--- START OF Records for the exercise ---

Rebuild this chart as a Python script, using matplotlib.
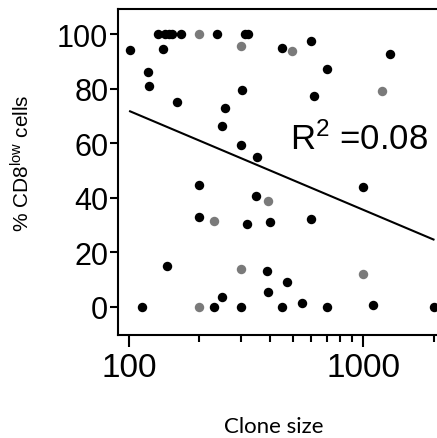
import matplotlib
matplotlib.use('Agg')
import matplotlib.pyplot as plt
from matplotlib.ticker import NullFormatter, FixedLocator

plt.rcParams['font.family'] = ['Liberation Sans', 'DejaVu Sans']
plt.rcParams['mathtext.fontset'] = 'custom'
plt.rcParams['mathtext.rm'] = 'Liberation Sans'
plt.rcParams['mathtext.it'] = 'Liberation Sans:italic'

# clone size vs % CD8low, black points
black_x = [101, 133, 143, 140, 120, 122, 148, 152, 167, 160, 237, 313, 323, 303,
           257, 250, 301, 351, 449, 597, 704, 618, 1300, 200, 349, 200, 320, 400,
           145, 387, 391, 250, 114, 231, 301, 996, 597, 474, 449, 550, 700, 1100, 2000]
black_y = [94, 100, 100, 94.5, 86, 81, 100, 100, 100, 75, 100, 100, 100, 79.6,
           73, 66.4, 59.3, 54.8, 94.8, 97.4, 87.2, 77.4, 92.7, 44.7, 40.8, 32.8, 30.4, 31,
           15.1, 13.1, 5.4, 3.5, 0, 0, 0, 44, 32.2, 9, 0, 1.4, 0, 0.8, 0]

# grey points
grey_x = [200, 301, 499, 1210, 393, 231, 301, 200, 1003]
grey_y = [100, 95.6, 93.7, 79.2, 38.9, 31.6, 13.9, 0, 12.1]

# regression line end points
fit_x = [101, 2000]
fit_y = [71.7, 24.7]

fig = plt.figure(figsize=(4.37, 4.39), dpi=100)
ax = fig.add_axes([118/437, 103/439, 319/437, 326/439])

ax.plot(black_x, black_y, 'o', color='black', markersize=6.8, markeredgewidth=0, clip_on=False)
ax.plot(grey_x, grey_y, 'o', color='#7a7a7a', markersize=6.8, markeredgewidth=0, clip_on=False)
ax.plot(fit_x, fit_y, color='black', linewidth=1.5)

ax.set_xscale('log')
ax.set_xlim(89.7, 2070)
ax.set_ylim(-10.3, 109.2)

ax.xaxis.set_major_locator(FixedLocator([100, 1000]))
ax.xaxis.set_minor_locator(FixedLocator([200, 300, 400, 500, 600, 700, 800, 900, 2000]))
ax.xaxis.set_minor_formatter(NullFormatter())
ax.set_xticklabels(['100', '1000'])
ax.set_yticks([0, 20, 40, 60, 80, 100])

ax.spines['right'].set_visible(False)
for s in ['left', 'bottom', 'top']:
    ax.spines[s].set_linewidth(1.5)

ax.tick_params(axis='y', which='major', length=5.5, width=1.5, labelsize=22, pad=1.5)
ax.tick_params(axis='x', which='major', length=8.5, width=1.5, labelsize=24, pad=4)
ax.tick_params(axis='x', which='minor', length=5, width=1.5)

ax.set_ylabel('% CD8$^{\\mathrm{low}}$ cells', fontsize=15)
ax.yaxis.set_label_coords(-0.265, 0.53)
ax.set_xlabel('Clone size', fontsize=16, family=['Lato', 'DejaVu Sans'])
ax.xaxis.set_label_coords(0.489, -0.25)

ax.text(0.539, 0.571, '$\\mathrm{R}^{2}$ =0.08', transform=ax.transAxes,
        fontsize=25, va='baseline', ha='left')

fig.savefig('out.png', dpi=100)
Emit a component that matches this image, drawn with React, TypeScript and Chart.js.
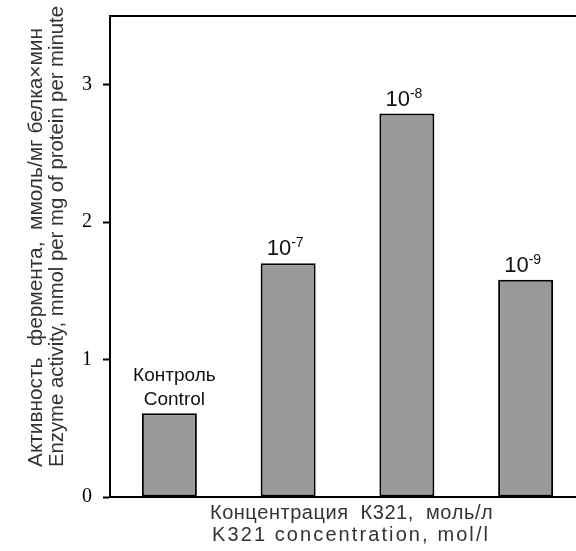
import React, { useEffect, useRef } from "react";
import { Chart, registerables } from "chart.js";

Chart.register(...registerables);

const categories = ["Контроль", "10^-7", "10^-8", "10^-9"];
const activity = [0.61, 1.7, 2.79, 1.58];
const barTopLines = [["Контроль", "Control"], ["10"], ["10"], ["10"]];
const barExponents = ["", "-7", "-8", "-9"];
const yTickValues = [0, 1, 2, 3];
const yMax = 3.5;
const yTitleLines = [
  "Активность  фермента,  ммоль/мг белка×мин",
  "Enzyme activity, mmol per mg of protein per minute",
];
const xTitleLines = ["Концентрация  К321,  моль/л", "K321 concentration, mol/l"];

const SANS = "'Liberation Sans', Arial, sans-serif";
const SERIF = "'Liberation Serif', 'Times New Roman', serif";

function fitText(ctx: any, text: string, x: number, y: number, width: number) {
  const w = ctx.measureText(text).width;
  ctx.save();
  ctx.translate(x, y);
  ctx.scale(width / w, 1);
  ctx.fillText(text, 0, 0);
  ctx.restore();
}

function spacedText(ctx: any, text: string, x: number, y: number, width: number) {
  const w = ctx.measureText(text).width;
  const n = Array.from(text).length;
  const extra = n > 1 ? (width - w) / (n - 1) : 0;
  let cx = x;
  for (const ch of Array.from(text)) {
    ctx.fillText(ch, cx, y);
    cx += ctx.measureText(ch).width + extra;
  }
}

const decorPlugin = {
  id: "decor",
  afterDatasetsDraw(chart: any) {
    const ctx = chart.ctx;
    const area = chart.chartArea;
    const meta = chart.getDatasetMeta(0);
    ctx.save();
    ctx.strokeStyle = "#000";
    ctx.lineWidth = 2;
    ctx.beginPath();
    ctx.moveTo(area.left, area.top);
    ctx.lineTo(area.right, area.top);
    ctx.lineTo(area.right, area.bottom);
    ctx.stroke();

    ctx.fillStyle = "#111";
    meta.data.forEach((bar: any, i: number) => {
      const lines = barTopLines[i];
      const exp = barExponents[i];
      const y = bar.y;
      if (!exp) {
        const x = bar.x + 5;
        ctx.font = `19px ${SANS}`;
        ctx.textAlign = "center";
        ctx.textBaseline = "alphabetic";
        const n = lines.length;
        lines.forEach((t: string, k: number) => {
          ctx.fillText(t, x, y - 8 - (n - 1 - k) * 24);
        });
      } else {
        const x = bar.x - 3;
        ctx.font = `22px ${SANS}`;
        const w1 = ctx.measureText(lines[0]).width;
        ctx.font = `14px ${SANS}`;
        const w2 = ctx.measureText(exp).width;
        const start = x - (w1 + w2) / 2;
        ctx.textAlign = "left";
        ctx.textBaseline = "alphabetic";
        ctx.font = `22px ${SANS}`;
        ctx.fillText(lines[0], start, y - 8);
        ctx.font = `14px ${SANS}`;
        ctx.fillText(exp, start + w1, y - 16);
      }
    });

    ctx.fillStyle = "#333";
    ctx.font = `20px ${SANS}`;
    ctx.textBaseline = "middle";
    ctx.textAlign = "left";
    const yLineX = [36, 57];
    const yLineLen = [439, 461];
    yTitleLines.forEach((t, k) => {
      ctx.save();
      ctx.translate(yLineX[k], 467);
      ctx.rotate(-Math.PI / 2);
      fitText(ctx, t, 0, 0, yLineLen[k]);
      ctx.restore();
    });
    ctx.font = `20px ${SANS}`;
    ctx.textBaseline = "alphabetic";
    const xStarts = [210, 212];
    const xLens = [282, 276];
    const xBase = [519, 541];
    xTitleLines.forEach((t, k) => {
      spacedText(ctx, t, xStarts[k], xBase[k], xLens[k]);
    });
    ctx.restore();
  },
};

export default function App() {
  const ref = useRef<HTMLCanvasElement | null>(null);
  useEffect(() => {
    if (!ref.current) return;
    const chart = new Chart(ref.current, {
      type: "bar",
      data: {
        labels: categories,
        datasets: [
          {
            data: activity,
            backgroundColor: "#999999",
            borderColor: "#000000",
            borderWidth: 2,
            borderSkipped: false,
            barPercentage: 0.463,
            categoryPercentage: 1,
          },
        ],
      },
      options: {
        animation: false,
        responsive: true,
        maintainAspectRatio: false,
        layout: { padding: { top: 16, right: 15, left: 0, bottom: 0 } },
        plugins: {
          legend: { display: false },
          tooltip: { enabled: false },
          title: { display: false },
        },
        scales: {
          x: {
            type: "category",
            offset: true,
            grid: { display: false },
            ticks: { display: false },
            border: { display: true, color: "#000", width: 2 },
            afterFit: (s: any) => {
              s.height = 54;
              s.paddingLeft = 0;
              s.paddingRight = 0;
            },
          },
          y: {
            min: 0,
            max: yMax,
            afterBuildTicks: (s: any) => {
              s.ticks = yTickValues.map((v) => ({ value: v }));
            },
            grid: {
              drawOnChartArea: false,
              drawTicks: true,
              tickLength: 7,
              tickColor: "#000",
              tickWidth: 2,
            },
            border: { display: true, color: "#000", width: 2 },
            ticks: {
              color: "#000",
              padding: 11,
              font: { family: SERIF, size: 20 },
            },
            afterFit: (s: any) => {
              s.width = 110;
              s.paddingTop = 0;
              s.paddingBottom = 0;
            },
          },
        },
      },
      plugins: [decorPlugin],
    });
    return () => chart.destroy();
  }, []);
  return (
    <div
      style={{
        position: "absolute",
        left: 0,
        top: 0,
        width: 576,
        height: 551,
        overflow: "hidden",
        background: "#fff",
      }}
    >
      <div style={{ position: "relative", width: 600, height: 551 }}>
        <canvas ref={ref} />
      </div>
    </div>
  );
}
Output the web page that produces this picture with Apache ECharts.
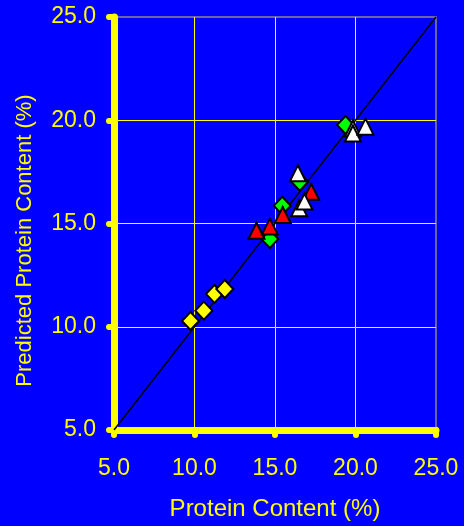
<!DOCTYPE html>
<html>
<head>
<meta charset="utf-8">
<script src="https://cdn.jsdelivr.net/npm/echarts@6/dist/echarts.min.js"></script>
<style>
  html, body { margin: 0; padding: 0; background: #0000ff; }
  #chart { width: 464px; height: 526px; }
</style>
</head>
<body>
<div id="chart"></div>
<script>
// Axis ticks (both axes share the same scale)
const tickValues = [5.0, 10.0, 15.0, 20.0, 25.0];

// 1:1 reference line
const lineX = [5, 25];
const lineY = [5, 25];

// Sample groups: measured (x) vs predicted (y) protein content
const yellowX = [9.75, 10.58, 11.24, 11.88];
const yellowY = [10.28, 10.78, 11.59, 11.83];

const greenX = [14.68, 15.45, 16.54, 19.38];
const greenY = [14.25, 15.86, 17.02, 19.77];

const redX = [13.85, 14.68, 15.48, 17.25];
const redY = [14.65, 14.85, 15.41, 16.54];

const whiteX = [16.42, 16.50, 16.83, 19.84, 19.84, 20.62];
const whiteY = [17.43, 15.74, 16.06, 19.60, 19.36, 19.69];

const pairs = (xs, ys) => xs.map((x, i) => [x, ys[i]]);

const YELLOW = '#ffff00';
const FONT = 'Liberation Sans';

function axis(name, extra) {
  return Object.assign({
    type: 'value',
    min: tickValues[0],
    max: tickValues[tickValues.length - 1],
    interval: tickValues[1] - tickValues[0],
    name: name,
    nameLocation: 'middle',
    nameTextStyle: { color: YELLOW, fontFamily: FONT, fontSize: 22 },
    axisLine: { show: true, lineStyle: { color: YELLOW, width: 7, cap: 'round' } },
    axisTick: { show: true, length: 5, lineStyle: { color: YELLOW, width: 6, cap: 'round' } },
    axisLabel: {
      color: YELLOW, fontFamily: FONT, fontSize: 23,
      formatter: v => v.toFixed(1)
    },
    splitLine: {
      show: true, showMinLine: false, showMaxLine: false,
      lineStyle: { color: YELLOW, width: 1 }
    }
  }, extra);
}

const markerBorder = { borderColor: '#000000', borderWidth: 2, opacity: 1 };

const chart = echarts.init(document.getElementById('chart'), null, { renderer: 'canvas' });
chart.setOption({
  backgroundColor: '#0000ff',
  animation: false,
  grid: {
    left: 114, right: 28, top: 17, bottom: 96,
    show: true, backgroundColor: 'transparent',
    borderColor: '#8a8a8a', borderWidth: 1.5
  },
  xAxis: axis('Protein Content (%)', {
    nameGap: 67,
    nameTextStyle: { color: YELLOW, fontFamily: FONT, fontSize: 24 },
    axisLabel: {
      color: YELLOW, fontFamily: FONT, fontSize: 23, margin: 27,
      formatter: v => v.toFixed(1)
    }
  }),
  yAxis: axis('Predicted Protein Content (%)', {
    nameGap: 78,
    nameTextStyle: { color: YELLOW, fontFamily: FONT, fontSize: 22, padding: [0, 34, 0, 0] },
    axisLabel: {
      color: YELLOW, fontFamily: FONT, fontSize: 23, margin: 18,
      formatter: v => v.toFixed(1)
    }
  }),
  series: [
    {
      type: 'line', data: pairs(lineX, lineY), symbol: 'none',
      lineStyle: { color: '#000000', width: 1.5 }, z: 3
    },
    {
      type: 'scatter', data: pairs(yellowX, yellowY), symbol: 'diamond',
      symbolSize: [17, 18], itemStyle: Object.assign({ color: YELLOW }, markerBorder), z: 4
    },
    {
      type: 'scatter', data: pairs(greenX, greenY), symbol: 'diamond',
      symbolSize: [17, 18], itemStyle: Object.assign({ color: '#00ff00' }, markerBorder), z: 5
    },
    {
      type: 'scatter', data: pairs(redX, redY), symbol: 'triangle',
      symbolSize: [16, 16], itemStyle: Object.assign({ color: '#ff0000' }, markerBorder), z: 6
    },
    {
      type: 'scatter', data: pairs(whiteX, whiteY), symbol: 'triangle',
      symbolSize: [16, 16], itemStyle: Object.assign({ color: '#ffffff' }, markerBorder), z: 7
    }
  ]
});
</script>
</body>
</html>
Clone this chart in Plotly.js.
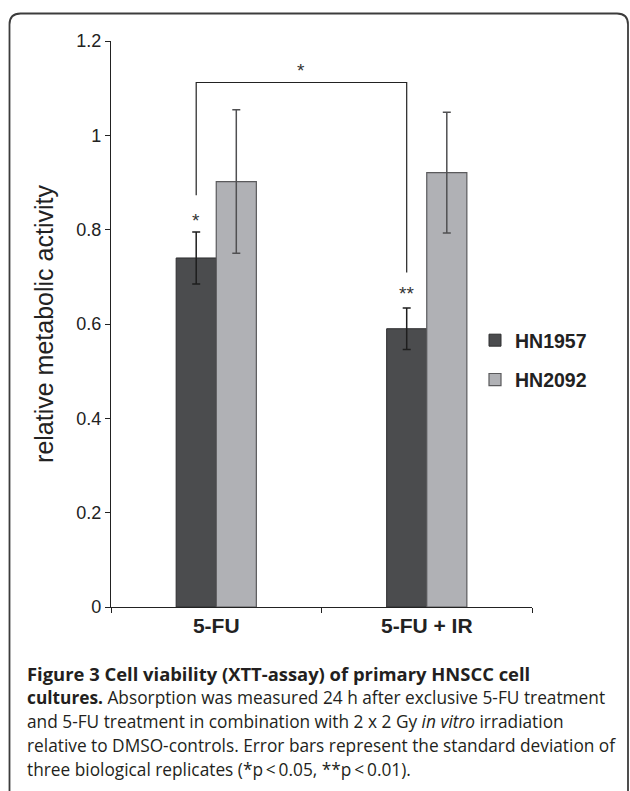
<!DOCTYPE html>
<html>
<head>
<meta charset="utf-8">
<script src="https://cdn.plot.ly/plotly-3.0.1.min.js"></script>
<style>
html,body{margin:0;padding:0;background:#fff;}
#chart{width:630px;height:791px;}
</style>
</head>
<body>
<div id="chart"></div>
<script>
// ---- data ----
var categories = ["5-FU", "5-FU + IR"];
var seriesNames = ["HN1957", "HN2092"];
var hn1957 = [0.74, 0.59];
var hn1957Err = [0.055, 0.044];
var hn2092 = [0.902, 0.921];
var hn2092Err = [0.152, 0.128];
// significance marks (y values in data units)
var starLabels = ["*", "**"];
var starY = [0.82, 0.665];
var bracketTopY = 1.112;
var bracketLeftBottomY = 0.873;
var bracketRightBottomY = 0.709;
var bracketLabel = "*";
var yTickVals = [0, 0.2, 0.4, 0.6, 0.8, 1, 1.2];

// ---- layout geometry ----
var W = 630, H = 791;
var mL = 111, mR = 98, mT = 41, mB = 184;
var plotW = W - mL - mR, plotH = H - mT - mB;
function px(x){ return (x - mL) / plotW; }
function py(y){ return (H - mB - y) / plotH; }

var darkFill = "#4b4c4e", darkLine = "#2e2e30";
var lightFill = "#b0b1b5", lightLine = "#5a5a5c";
var axisFont = "Liberation Sans, Arial, sans-serif";
var capFont = "Open Sans, Noto Sans, sans-serif";

var bargap = 1 - 80/210;
var barW = (1 - bargap) / 2; // width of a single bar in category units

var traces = [
  {
    type: "bar", name: seriesNames[0], x: categories, y: hn1957,
    marker: {color: darkFill, line: {color: darkLine, width: 1}},
    error_y: {type: "data", array: hn1957Err, visible: true, color: "#1e1e1e", thickness: 1.5, width: 4},
    legendgroup: "a"
  },
  {
    type: "bar", name: seriesNames[1], x: categories, y: hn2092,
    marker: {color: lightFill, line: {color: lightLine, width: 1.2}},
    error_y: {type: "data", array: hn2092Err, visible: true, color: "#505052", thickness: 1.5, width: 4},
    legendgroup: "b"
  }
];

var annotations = [];
// stars above HN1957 bars
for (var i = 0; i < categories.length; i++) {
  annotations.push({
    x: i - barW/2, xref: "x", y: starY[i], yref: "y",
    text: starLabels[i], showarrow: false,
    font: {family: axisFont, size: 19, color: "#333"}, yanchor: "middle"
  });
}
// bracket label
annotations.push({
  x: (0 + 1)/2 - barW/2, xref: "x", y: bracketTopY, yref: "y",
  text: bracketLabel, showarrow: false, yanchor: "bottom", yshift: 0,
  font: {family: axisFont, size: 19, color: "#333"}
});

// caption
var capLines = [
  {t: "<b>Figure 3 Cell viability (XTT-assay) of primary HNSCC cell</b>", y: 673, s: 18.4},
  {t: "<b>cultures.</b> Absorption was measured 24 h after exclusive 5-FU treatment", y: 697, s: 17.3},
  {t: "and 5-FU treatment in combination with 2 x 2 Gy <i>in vitro</i> irradiation", y: 721, s: 17.3},
  {t: "relative to DMSO-controls. Error bars represent the standard deviation of", y: 745, s: 17.3},
  {t: "three biological replicates (*p\u2009<\u20090.05, **p\u2009<\u20090.01).", y: 769, s: 17.3}
];
capLines.forEach(function(c){
  annotations.push({
    x: px(25), xref: "paper", y: py(c.y), yref: "paper",
    xanchor: "left", yanchor: "middle", align: "left",
    text: c.t, showarrow: false,
    font: {family: capFont, size: c.s, color: "#231f20"}
  });
});

// border path (rounded rect) in paper coords
var bx0 = 9.5, by0 = 13.5, bx1 = 628, by1 = 820, r = 11;
var border = "M " + px(bx0) + "," + py(by1) +
  " L " + px(bx0) + "," + py(by0 + r) +
  " Q " + px(bx0) + "," + py(by0) + " " + px(bx0 + r) + "," + py(by0) +
  " L " + px(bx1 - r) + "," + py(by0) +
  " Q " + px(bx1) + "," + py(by0) + " " + px(bx1) + "," + py(by0 + r) +
  " L " + px(bx1) + "," + py(by1);

var shapes = [
  {type: "path", xref: "paper", yref: "paper", path: border,
   line: {color: "#3c3c3c", width: 1.8}},
  // significance bracket between HN1957 bars
  {type: "path", xref: "x", yref: "y",
   path: "M " + (0 - barW/2) + "," + bracketLeftBottomY +
         " L " + (0 - barW/2) + "," + bracketTopY +
         " L " + (1 - barW/2) + "," + bracketTopY +
         " L " + (1 - barW/2) + "," + bracketRightBottomY,
   line: {color: "#222", width: 1.2}}
];

var layout = {
  width: W, height: H,
  margin: {l: mL, r: mR, t: mT, b: mB, pad: 0},
  paper_bgcolor: "#fff", plot_bgcolor: "#fff",
  barmode: "group", bargap: bargap, bargroupgap: 0,
  showlegend: true,
  legend: {x: px(475), xanchor: "left", y: py(321), yanchor: "top",
           font: {family: axisFont, size: 19.5, color: "#222", weight: "bold"},
           tracegroupgap: 11, itemwidth: 30, bgcolor: "rgba(0,0,0,0)"},
  xaxis: {
    type: "category", showline: true, linecolor: "#222", linewidth: 1.2,
    ticks: "outside", tickson: "boundaries", ticklen: 5, tickcolor: "#222",
    showgrid: false, zeroline: false,
    tickfont: {family: axisFont, size: 21, color: "#222", weight: "bold"}
  },
  yaxis: {
    range: [0, 1.2], tickvals: yTickVals, showline: true, linecolor: "#222", linewidth: 1.2,
    ticks: "outside", ticklen: 5, tickcolor: "#222", showgrid: false, zeroline: false,
    tickfont: {family: axisFont, size: 18, color: "#222"},
    title: {text: "relative metabolic activity", standoff: 15,
            font: {family: axisFont, size: 25, color: "#222"}}
  },
  annotations: annotations,
  shapes: shapes
};

Plotly.newPlot("chart", traces, layout, {displayModeBar: false, staticPlot: true});
</script>
</body>
</html>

--- END OF Records for the exercise ---

Written exercise
Only the lines from the start of the material through the line containing "from matplotlib.ticker import" should be transcribed. Pictures stay out.

Finished answer
Rebuild this chart as a Python script, using matplotlib.
import matplotlib
matplotlib.use('Agg')
import matplotlib.pyplot as plt
from matplotlib.ticker import NullFormatter, FixedLocator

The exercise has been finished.